= 2020–21 European Rugby Challenge Cup preliminary stage =

Seventh season of the European Rugby Challenge Cup

The 2020–21 European Rugby Challenge Cup preliminary stage is the first stage of the competition in what is the seventh season of the European Rugby Challenge Cup. The competition involves fourteen teams competing in a single league – with teams playing three opponents from another domestic competition home and away. The preliminary stage began on 11 December 2020 and was due to be completed on 23 January 2021.

The top eight ranked teams in the league will advance to the last 16 with the teams ranked fifth to eight in both pools of the Champions Cup.

Teams are awarded group points based on match performances.
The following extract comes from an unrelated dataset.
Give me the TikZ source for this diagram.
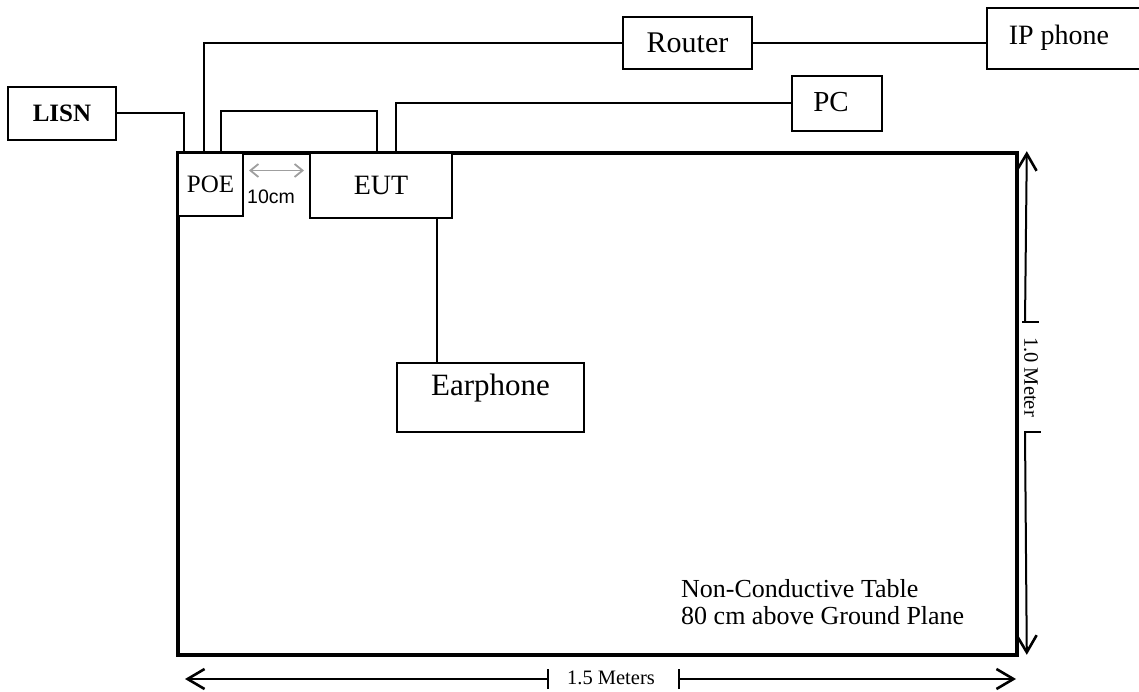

Four points are awarded for a win, two points for a draw, one attacking bonus point for scoring four or more tries in a match and one defensive bonus point for losing a match by seven points or fewer.

The preliminary stage was suspended after two rounds on 11 January 2021.

== Tiebreakers ==
In the event of a tie between two or more teams, the following tie-breakers are used, as directed by EPCR:

1. Where teams have played each other
  1. The club with the greater number of competition points from only matches involving tied teams.
  2. If equal, the club with the best aggregate points difference from those matches.
  3. If equal, the club that scored the most tries in those matches.
2. Where teams remain tied and/or have not played each other in the competition (i.e. are from different pools)
  1. The club with the best aggregate points difference from the pool stage.
  2. If equal, the club that scored the most tries in the pool stage.
  3. If equal, the club with the fewest players suspended in the pool stage.
  4. If equal, the drawing of lots will determine a club's ranking.

== Table ==

Key to colours
|  | Top 8, advance to round of 16 |
|  | Eliminated from tournament |

| Team | P | W | D | L | PF | PA | Diff | TF | TA | TB | LB | Pts |
|---|---|---|---|---|---|---|---|---|---|---|---|---|
| ENG London Irish | 2 | 2 | 0 | 0 | 60 | 25 | +35 | 9 | 3 | 2 | 0 | 10 |
| WAL Ospreys | 2 | 2 | 0 | 0 | 77 | 44 | +33 | 9 | 6 | 2 | 0 | 10 |
| WAL Cardiff Blues | 2 | 2 | 0 | 0 | 61 | 20 | +41 | 7 | 2 | 1 | 0 | 9 |
| ENG Leicester Tigers | 2 | 2 | 0 | 0 | 67 | 37 | +30 | 7 | 3 | 1 | 0 | 9 |
| ITA Zebre | 2 | 1 | 1 | 0 | 43 | 41 | +2 | 5 | 4 | 0 | 0 | 6 |
| FRA Agen | 2 | 1 | 0 | 1 | 36 | 34 | +2 | 5 | 5 | 1 | 0 | 5 |
| ITA Benetton | 2 | 1 | 0 | 1 | 44 | 48 | −4 | 7 | 7 | 1 | 0 | 5 |
| ENG Newcastle Falcons | 2 | 1 | 0 | 1 | 46 | 50 | −4 | 5 | 6 | 0 | 0 | 4 |
| FRA Pau | 2 | 1 | 0 | 1 | 41 | 46 | −5 | 5 | 6 | 0 | 0 | 4 |
| FRA Bayonne | 2 | 0 | 1 | 1 | 45 | 53 | −8 | 5 | 6 | 0 | 0 | 2 |
| ENG Worcester Warriors | 2 | 0 | 0 | 2 | 49 | 62 | −13 | 6 | 7 | 1 | 1 | 2 |
| FRA Brive | 2 | 0 | 0 | 2 | 33 | 57 | −24 | 2 | 6 | 0 | 1 | 1 |
| FRA Castres | 2 | 0 | 0 | 2 | 32 | 65 | −33 | 5 | 8 | 0 | 0 | 0 |
| FRA Stade Français | 2 | 0 | 0 | 2 | 20 | 72 | −52 | 3 | 11 | 0 | 0 | 0 |

== Matches ==

=== Round 1 ===

----

=== Round 2 ===

----
Following round 2 the competition was temporarily suspended. It was later confirmed that the postponed matches would not take place.